Un curioso particolare
La salita di Ratti e Vitali sull’Aiguille Noire segue di pochissimi giorni quella di Cassin e Tizzoni che, dal 14 al 15 agosto 1939, salgono in prima ascensione la parete nord-est dell’Aiguille du Leschaux; il 26 agosto 1939, la sera, tutti e quattro arrivano a Lecco, dove sono osannati dalla gente e dal podestà in un tripudio di festa lungo via Cavour. Il 1° settembre la Germania invade la Polonia, il 3 settembre Gran Bretagna e Francia dichiarano guerra alla Germania. E’ la fine di un’epoca.
Ho scelto questo articolo, ma ne sarebbero andati bene centinaia di altri. Anzi, migliaia.
E perché l’ho scelto? Per questo: grazie, Alessandro.

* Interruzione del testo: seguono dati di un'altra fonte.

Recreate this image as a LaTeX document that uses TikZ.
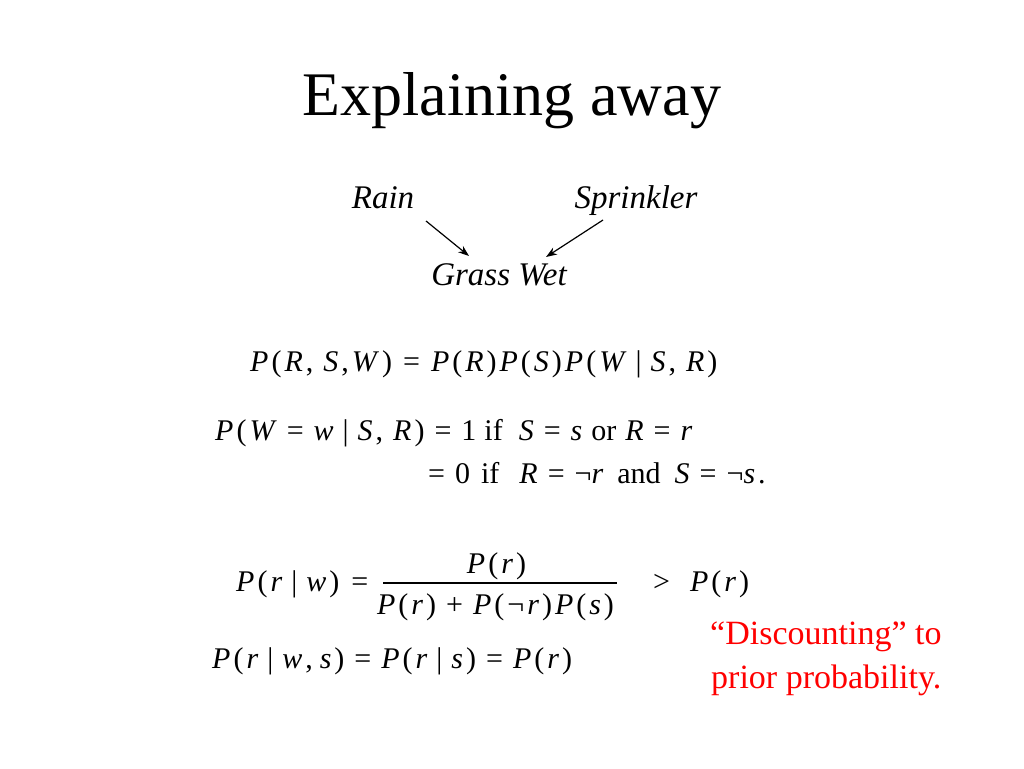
\documentclass[tikz,border=0pt]{standalone}
\usepackage{fontspec}
\setmainfont{Liberation Serif}
\usetikzlibrary{arrows.meta}
\newcommand\I[1]{\textit{#1}}
\newcommand\hs[1]{\hspace{#1pt}}
\newlength\eqgap
\setlength\eqgap{3pt}
\makeatletter
\def\spc#1{\spc@#1\spc@end}
\def\spc@end{\spc@end}
\def\spc@#1{\ifx\spc@end#1\else{#1}\kern\eqgap\expandafter\spc@\fi}
\makeatother
\begin{document}
\begin{tikzpicture}[x=1pt,y=-1pt,
  titletext/.style={font=\fontsize{62}{72}\selectfont, anchor=base, inner sep=0},
  lab/.style={font=\fontsize{33}{40}\selectfont\itshape, anchor=base, inner sep=0},
  eqn/.style={font=\fontsize{30}{38}\selectfont, anchor=base west, inner sep=0},
  eqc/.style={font=\fontsize{30}{38}\selectfont, anchor=base, inner sep=0},
  note/.style={font=\fontsize{34}{42}\selectfont, text=red, anchor=base west, inner sep=0},
  edge/.style={line width=1.2pt, -{Stealth[length=11pt,width=8pt]}}]
\useasboundingbox (0,0) rectangle (1024,768);
\fill[white] (0,0) rectangle (1024,768);
% title
\node[titletext] (title) at (512,115) {Explaining away};
% network
\node[lab] (rain) at (383,208) {Rain};
\node[lab] (sprink) at (636,208) {Sprinkler};
\node[lab] (wet) at (499,285) {Grass Wet};
\coordinate (r1) at (426,221);
\coordinate (r2) at (469,256);
\coordinate (s1) at (603,220);
\coordinate (s2) at (546,257);
\draw[edge] (r1) -- (r2);
\draw[edge] (s1) -- (s2);
% equations
\node[eqn] (eq1) at (250,371) {\spc{{\I P}({\I R},{\hs{4}}{\I S},{\I W}){\hs{5}}={\hs{5}}{\I P}({\I R}){\I P}({\I S}){\I P}({\I W}{\hs{3}}|{\hs{3}}{\I S},{\hs{4}}{\I R})}};
\node[eqn] (eq2) at (215,440) {\spc{{\I P}({\I W}{\hs{4}}={\hs{4}}{\I w}{\hs{3}}|{\hs{3}}{\I S},{\hs{4}}{\I R}){\hs{4}}={\hs{4}}1{\hs{2}}{if}{\hs{10}}{\I S}{\hs{4}}={\hs{4}}{\I s}{\hs{3}}{or}{\hs{3}}{\I R}{\hs{4}}={\hs{4}}{\I r}}};
\node[eqn] (eq3) at (428,483) {\spc{={\hs{4}}0{\hs{5}}{if}{\hs{14}}{\I R}{\hs{4}}={\hs{4}}{¬\I r}{\hs{8}}{and}{\hs{8}}{\I S}{\hs{4}}={\hs{4}}{¬\I s}.}};
% fraction
\node[eqn] (lhs) at (236,591) {\spc{{\I P}({\I r}{\hs{3}}|{\hs{3}}{\I w}){\hs{6}}=}};
\node[eqc] (num) at (498,573) {\spc{{\I P}({\I r})}};
\node[eqc] (den) at (497,614) {\spc{{\I P}({\I r}){\hs{4}}+{\hs{4}}{\I P}(¬{\I r}){\I P}({\I s})}};
\draw[line width=1.2pt] (383,583) -- (617,583);
\node[eqn] (gt) at (653,591) {\spc{>{\hs{14}}{\I P}({\I r})}};
\node[eqn] (eq5) at (212,668) {\spc{{\I P}({\I r}{\hs{3}}|{\hs{3}}{\I w},{\hs{1}}{\I s}){\hs{4}}={\hs{4}}{\I P}({\I r}{\hs{3}}|{\hs{3}}{\I s}){\hs{4}}={\hs{4}}{\I P}({\I r})}};
% note
\node[note] (n1) at (710,644) {“Discounting” to};
\node[note] (n2) at (711,688) {prior probability.};
\end{tikzpicture}
\end{document}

bella salita fatta parecchi anni fa. Il diedri superiori li ricordo belli sostenuti.
Però si rischia più ad attraversare il Freney che a fare la via.
Alpinisticamente dico sempre Ratti con il Vitali (Cassin chissà perché mai col Vitali ?! 🙂 ) e Vinatzer o Detassis con il Castiglioni e non dico o penso mai il contrario.
Secondo me bisogna trovare sempre le differenze, altrimenti non si conosce mai niente di niente, gli uomini sono tutti diversi.
Poi noi italiani quando uno muore ne parliamo sempre bene e facciamo santi tutti….. obiettivo divertirsi (da divergere) sempre.
La Storia, il ricordo, di certo anche impreziosiscono le narrazioni. Ed è bello così.
Non credo che a quei tempi gli slanci di gioventù fossero poi così diversi da quelli di molti ragazzi di oggi. Erano le condizioni materiali ad essere differenti. E sociali certamente.
Una delle ragioni che rendono l’alpinismo cosí affascinante è la storia. Salire lo Sperone Walker, lo Sperone della Brenva, una via di Preuss o di Gervasutti, consapevoli della storia alpinistica che vi si è svolta, impreziosisce la nostra avventura e la trasforma in qualcosa di piú di una semplice scalata sportiva.
In modo analogo, visitare il Partenone o il Colosseo ignorandone la storia riduce la nostra esperienza a misera cosa.
È straordinario leggere le gesta di questi precursori, di un alpinismo di conquista ormai quasi dimenticato dalle nuove generazioni.
Mi sono serenamente perso in questo bellissimo racconto.